Thursday, November 20, 2008

thankfulness

Gratitude...goes beyond "mine" and "thine" and claims the truth that all of life is a pure gift. In the past I always thought of gratitude as a spontaneous response to the awareness of gifts received, but now I realize that gratitude can also be lived as a discipline. The discipline of gratitude is the explicit effort to acknowledge that all I am and have is given to me as a gift of love, a gift to be celebrated with joy.

Henri Nouwen



On Thursday nights I lead a small group of freshman girls. Tonight we were talking about Thanksgiving and what living in thankfulness looks like. I really love what Nouwen says above about gratitude -- that we can move from it being a spontaneous response to circumstances to a lived discipline. I told the girls that this week I wanted to take time each day to acknowledge someone (or perhaps something) that I am grateful for in an effort to begin to cultivate this discipline of gratitude.

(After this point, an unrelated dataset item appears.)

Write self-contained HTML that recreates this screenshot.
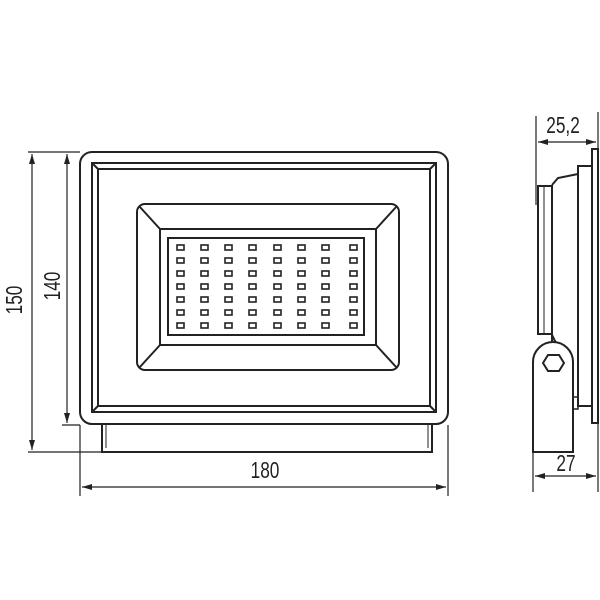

Together our small group made thankfulness boards with clippings from magazines and words and writing to help remind us to contemplate the things we are grateful for.

So this week before Thanksgiving I want to start acknowledging and celebrating the people and things that I so deeply appreciate and care about. There are so many, but here's to 7...The first being these high school girls. I've been thinking a lot lately about what a gift it is to have the chance to be involved in these girls lives. We spent this past weekend in the Outer Banks. There were incredibly honest, vulnerable conversations. There were tears, there was a great deal of laughter. There were three words repeated ad nauseam: special, awkward and random. Oh, high school girls. But I love them, regardless of their inability to use more than three adjectives. And I am so grateful for what they teach me, for their zeal for living and experiencing life. I am so often so impressed by their lives -- what they have gone through and learned, what they have experienced and processed. It is a gift to be with them, it is a gift to be together in this season of life and it is a gift to walk with them as we wrestle with who God is and what he has for us as his beloved.

1 comment:

Erin said...

I like you and your life and your brain.